◆ **YOUR GOAL**:
Extract each line of the records below that contains the word "script".

────

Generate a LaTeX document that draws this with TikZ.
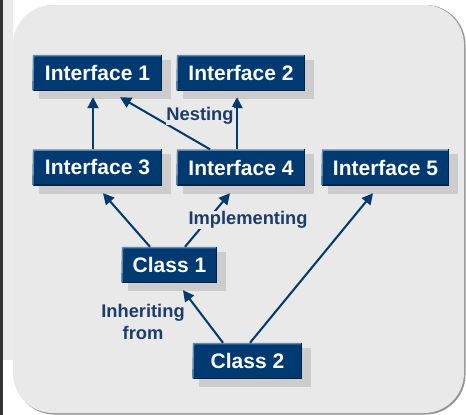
\documentclass[tikz,border=0pt]{standalone}
\usepackage{fontspec}
\setmainfont{Liberation Sans}
\usetikzlibrary{arrows.meta}
\definecolor{boxblue}{RGB}{0,58,112}
\definecolor{boxlight}{RGB}{100,135,175}
\definecolor{boxdark}{RGB}{0,35,75}
\definecolor{lblblue}{RGB}{28,60,110}
\definecolor{panel}{RGB}{233,233,233}
\definecolor{shad}{RGB}{204,204,204}
\definecolor{ashad}{RGB}{208,208,208}
\pgfdeclarelayer{bg}
\pgfdeclarelayer{shd}
\pgfsetlayers{bg,shd,main}
\tikzset{
  cbox/.style={rectangle, fill=boxblue, text=white, font=\bfseries\fontsize{21}{22}\selectfont,
    minimum height=36pt, inner sep=0pt},
  lbl/.style={text=lblblue, fill=panel, font=\bfseries\fontsize{18.3}{22}\selectfont, align=center, inner sep=0.5pt},
  arr/.style={draw=boxblue, line width=2pt, -{Triangle[length=11pt,width=11pt]}},
  sarr/.style={draw=ashad, line width=2pt, -{Triangle[length=11pt,width=11pt]}},
}
\newcommand{\boxdeco}[1]{%
  \fill[shad] ([xshift=6pt,yshift=-5pt]#1.north west) rectangle ([xshift=9pt,yshift=-8pt]#1.south east);
}
\newcommand{\boxedge}[1]{%
  \draw[boxlight, line width=1.5pt] ([yshift=0.75pt]#1.south west) -- ([xshift=0.75pt,yshift=-0.75pt]#1.north west) -- ([xshift=-0.75pt, yshift=-0.75pt]#1.north east);
  \draw[boxdark, line width=1.5pt] ([xshift=-0.75pt]#1.north east) -- ([xshift=-0.75pt,yshift=0.75pt]#1.south east) -- ([xshift=0.75pt,yshift=0.75pt]#1.south west);
}
\begin{document}
\begin{tikzpicture}[x=1pt,y=-1pt]
\useasboundingbox (0,0) rectangle (466,415);

% nodes
\node[cbox, minimum width=129pt] (i1) at (97.5,73) {Interface 1};
\node[cbox, minimum width=128pt] (i2) at (241,73) {Interface 2};
\node[cbox, minimum width=129pt] (i3) at (97.5,167.5) {Interface 3};
\node[cbox, minimum width=128pt] (i4) at (241,167.5) {Interface 4};
\node[cbox, minimum width=127pt] (i5) at (385.5,167.5) {Interface 5};
\node[cbox, minimum width=95pt] (c1) at (169.5,265) {Class 1};
\node[cbox, minimum width=109pt] (c2) at (247.5,361) {Class 2\hspace{12pt}};
\foreach \n in {i1,i2,i3,i4,i5,c1,c2}{\boxedge{\n}}

\begin{pgfonlayer}{bg}
\fill[white] (0,0) rectangle (466,415);
\fill[black!8] (3,0) rectangle (13,360);
\fill[black!42, rounded corners=40pt] (14.5,5) rectangle (465.5,414.5);
\fill[panel, rounded corners=40pt] (13,5) rectangle (464,413);
\fill[black!80] (0,0) rectangle (3,415);
\end{pgfonlayer}

\begin{pgfonlayer}{shd}
\boxdeco{i1}\boxdeco{i2}\boxdeco{i3}\boxdeco{i4}\boxdeco{i5}\boxdeco{c1}\boxdeco{c2}
\begin{scope}[xshift=6pt,yshift=-4pt]
\draw[sarr] ([xshift=-4.5pt]i3.north) -- ([xshift=-4.5pt,yshift=-6pt]i1.south);
\draw[sarr] ([xshift=-4pt]i4.north) -- ([xshift=-4pt,yshift=-6pt]i2.south);
\draw[sarr] ([xshift=-19.5pt]c1.north) -- ([xshift=5.5pt,yshift=-7.5pt]i3.south);
\draw[sarr] ([xshift=15.5pt]c1.north) -- ([xshift=-11pt,yshift=-7.5pt]i4.south);
\draw[sarr] ([xshift=2.5pt]c2.north) -- ([xshift=-12.5pt,yshift=-7.5pt]i5.south);
\draw[sarr] ([xshift=-24.5pt]c2.north) -- ([xshift=13.5pt,yshift=-7pt]c1.south);
\draw[sarr] ([xshift=-31pt]i4.north) -- ([xshift=22.5pt,yshift=-6pt]i1.south);
\end{scope}
\end{pgfonlayer}

% arrows
\draw[arr] ([xshift=-4.5pt]i3.north) -- ([xshift=-4.5pt,yshift=-6pt]i1.south);
\draw[arr] ([xshift=-31pt]i4.north) -- ([xshift=22.5pt,yshift=-6pt]i1.south);
\draw[arr] ([xshift=-4pt]i4.north) -- ([xshift=-4pt,yshift=-6pt]i2.south);
\draw[arr] ([xshift=-19.5pt]c1.north) -- ([xshift=5.5pt,yshift=-7.5pt]i3.south);
\draw[arr] ([xshift=15.5pt]c1.north) -- ([xshift=-11pt,yshift=-7.5pt]i4.south);
\draw[arr] ([xshift=2.5pt]c2.north) -- ([xshift=-12.5pt,yshift=-7.5pt]i5.south);
\draw[arr] ([xshift=-24.5pt]c2.north) -- ([xshift=13.5pt,yshift=-7pt]c1.south);

% labels
\node[lbl] (nest) at (200,116) {Nesting};
\node[lbl] (impl) at (248,220) {Implementing};
\node[lbl] (inh) at (143,322) {Inheriting\\from};
\end{tikzpicture}
\end{document}
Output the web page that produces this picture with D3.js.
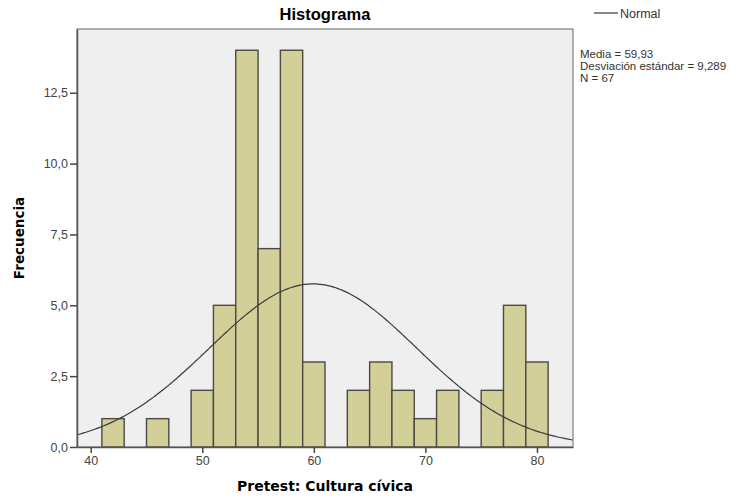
<!DOCTYPE html>
<html>
<head>
<meta charset="utf-8">
<script src="https://cdn.jsdelivr.net/npm/d3@7"></script>
<style>
  body { margin: 0; background: #fff; }
  text { font-family: "Liberation Sans", Arial, sans-serif; }
</style>
</head>
<body>
<div id="chart"></div>
<script>
// histogram bins (lower edge, width 2) and counts
const binStarts = [41, 45, 49, 51, 53, 55, 57, 59, 63, 65, 67, 69, 71, 75, 77, 79];
const counts    = [1, 1, 2, 5, 14, 7, 14, 3, 2, 3, 2, 1, 2, 2, 5, 3];
const binWidth = 2;
const xTicks = [40, 50, 60, 70, 80];
const yTicks = [0, 2.5, 5, 7.5, 10, 12.5];
const stats = { mean: 59.93, sd: 9.289, n: 67 };
const statLines = ["Media = 59,93", "Desviación estándar = 9,289", "N = 67"];

const W = 755, H = 499;
const plotLeft = 77, plotRight = 573, plotTop = 29, plotBottom = 447;

let svg = d3.select("#chart").append("svg")
    .attr("width", W)
    .attr("height", H);

let x = d3.scaleLinear().domain([38.77, 83.23]).range([plotLeft, plotRight]);
let y = d3.scaleLinear().domain([0, 14.75]).range([plotBottom, plotTop]);

const fmt = v => d3.format(".1f")(v).replace(".", ",");

// plot background
svg.append("rect")
    .attr("x", plotLeft).attr("y", plotTop)
    .attr("width", plotRight - plotLeft).attr("height", plotBottom - plotTop)
    .attr("fill", "#efefef")
    .attr("stroke", "#666")
    .attr("stroke-width", 1);

// bars
svg.append("g").selectAll("rect")
    .data(binStarts.map((s, i) => ({ s, c: counts[i] })))
    .enter()
    .append("rect")
    .attr("x", d => x(d.s))
    .attr("y", d => y(d.c))
    .attr("width", d => x(d.s + binWidth) - x(d.s))
    .attr("height", d => y(0) - y(d.c))
    .attr("fill", "#d3cf98")
    .attr("stroke", "#4a4a40")
    .attr("stroke-width", 1.4);

// normal curve
const scaleN = stats.n * binWidth / (stats.sd * Math.sqrt(2 * Math.PI));
const curvePts = d3.range(x.domain()[0], x.domain()[1] + 0.01, 0.2)
    .map(v => [v, scaleN * Math.exp(-0.5 * Math.pow((v - stats.mean) / stats.sd, 2))]);

svg.append("path")
    .datum(curvePts)
    .attr("fill", "none")
    .attr("stroke", "#3a3a3a")
    .attr("stroke-width", 1.2)
    .attr("d", d3.line().x(d => x(d[0])).y(d => y(d[1])));

// axes
let xAxis = svg.append("g")
    .attr("transform", `translate(0,${plotBottom})`)
    .call(d3.axisBottom(x).tickValues(xTicks).tickSize(6).tickSizeOuter(0));
let yAxis = svg.append("g")
    .attr("transform", `translate(${plotLeft},0)`)
    .call(d3.axisLeft(y).tickValues(yTicks).tickFormat(fmt).tickSize(7).tickSizeOuter(0));

[xAxis, yAxis].forEach(a => {
    a.select(".domain").attr("stroke", "#555").attr("stroke-width", 1.5);
    a.selectAll(".tick line").attr("stroke", "#444").attr("stroke-width", 1.5);
    a.selectAll(".tick text")
        .attr("fill", "#444")
        .style("font-size", "12.5px")
        .style("font-family", "'Liberation Sans', Arial, sans-serif");
});
yAxis.selectAll(".tick text").attr("x", -9);
xAxis.selectAll(".tick text").attr("y", 9);

// title
svg.append("text")
    .attr("x", (plotLeft + plotRight) / 2).attr("y", 20)
    .attr("text-anchor", "middle")
    .style("font-size", "16.5px")
    .style("font-weight", "bold")
    .text("Histograma");

// axis labels
svg.append("text")
    .attr("x", (plotLeft + plotRight) / 2).attr("y", 491)
    .attr("text-anchor", "middle")
    .style("font-family", "'DejaVu Sans', Verdana, sans-serif")
    .style("font-size", "14px")
    .style("font-weight", "bold")
    .text("Pretest: Cultura cívica");

svg.append("text")
    .attr("transform", `translate(24,${(plotTop + plotBottom) / 2}) rotate(-90)`)
    .attr("text-anchor", "middle")
    .style("font-family", "'DejaVu Sans', Verdana, sans-serif")
    .style("font-size", "13.5px")
    .style("font-weight", "bold")
    .text("Frecuencia");

// legend
svg.append("line")
    .attr("x1", 594).attr("x2", 618)
    .attr("y1", 13).attr("y2", 13)
    .attr("stroke", "#3a3a3a").attr("stroke-width", 1.2);
svg.append("text")
    .attr("x", 620).attr("y", 17.5)
    .attr("fill", "#333")
    .style("font-size", "12.5px")
    .text("Normal");

svg.append("g").selectAll("text")
    .data(statLines)
    .enter()
    .append("text")
    .attr("x", 580)
    .attr("y", (d, i) => 58 + i * 12)
    .attr("fill", "#333")
    .style("font-size", "11.5px")
    .text(d => d);
</script>
</body>
</html>
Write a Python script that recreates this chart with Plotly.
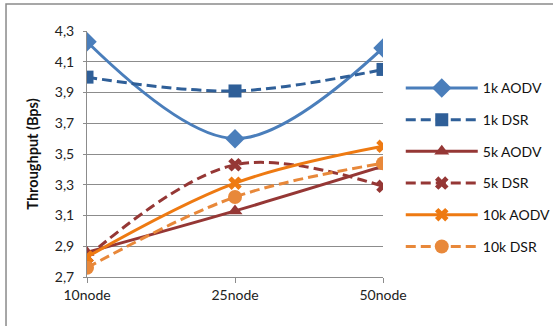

────

◆ **EXERCISE RESPONSE**:
<script src="https://cdn.jsdelivr.net/npm/d3@7"></script>
<script>
</script>
Write a Python script that recreates this chart with Plotly.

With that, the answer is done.